When classical-music fans hear that a new Hollywood production has a scene set at the opera or the symphony, they reflexively prepare to cringe. Typically, such scenes give a klutzy picture of musical life and come loaded with corrosive clichés. Actors portraying violinists hold instruments in ways that would generate a toneless screech if they were actually playing. Pretend conductors flap their hands a beat or two behind the orchestra. Alleged geniuses compose N.F.L.-highlights music. Although classical listeners sometimes make a sympathetic impression—“Moonstruck” and “The Shawshank Redemption” come to mind—for the most part they present a creepy gallery of repressive parents (“Shine”), pompous gangsters (“The Untouchables”), sneering Bond villains (“Moonraker,” “The Spy Who Loved Me”), glum vampires (“Interview with the Vampire,” “The Twilight Saga: New Moon”), kinky lunatics (“A Clockwork Orange,” “The Killer Inside Me”), fastidious serial killers (“The Silence of the Lambs,” “Hannibal”), and Nazis galore (“The Boys from Brazil,” “Schindler’s List”).

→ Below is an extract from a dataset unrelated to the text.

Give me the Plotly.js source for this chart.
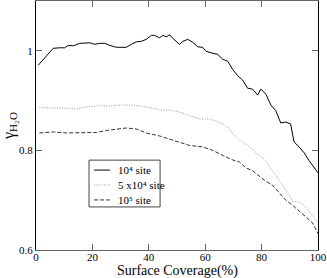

The tendency to associate classical music with murderous insanity is a curious neurosis of the American pop-cultural psyche. There is little evidence of such a predilection among real-life serial killers, who seem to prefer Black Sabbath, AC/DC, REO Speedwagon, and, of course, the Beatles. So where does the trope come from? In my book “The Rest Is Noise,” I argued that the “classical killer” image is rooted in the equation of Wagner and Hitler, but it undoubtedly goes deeper than that, down into murky old anxieties about masculine identity and the supposedly feminizing influence of what Theodore Roosevelt called “overcivilized” European culture. Psychological studies in the early twentieth century linked excessive musicality to nascent homosexuality. As Vito Russo showed in his classic book “The Celluloid Closet,” Hollywood contributed to the sissy-boy panic by inventing the stereotype of the Effete Killer, who consumes high culture with a vaguely Continental air. Homophobia is out of fashion in modern Hollywood, but xenophobia is not, as the enduring vogue for the Euro-villain testifies.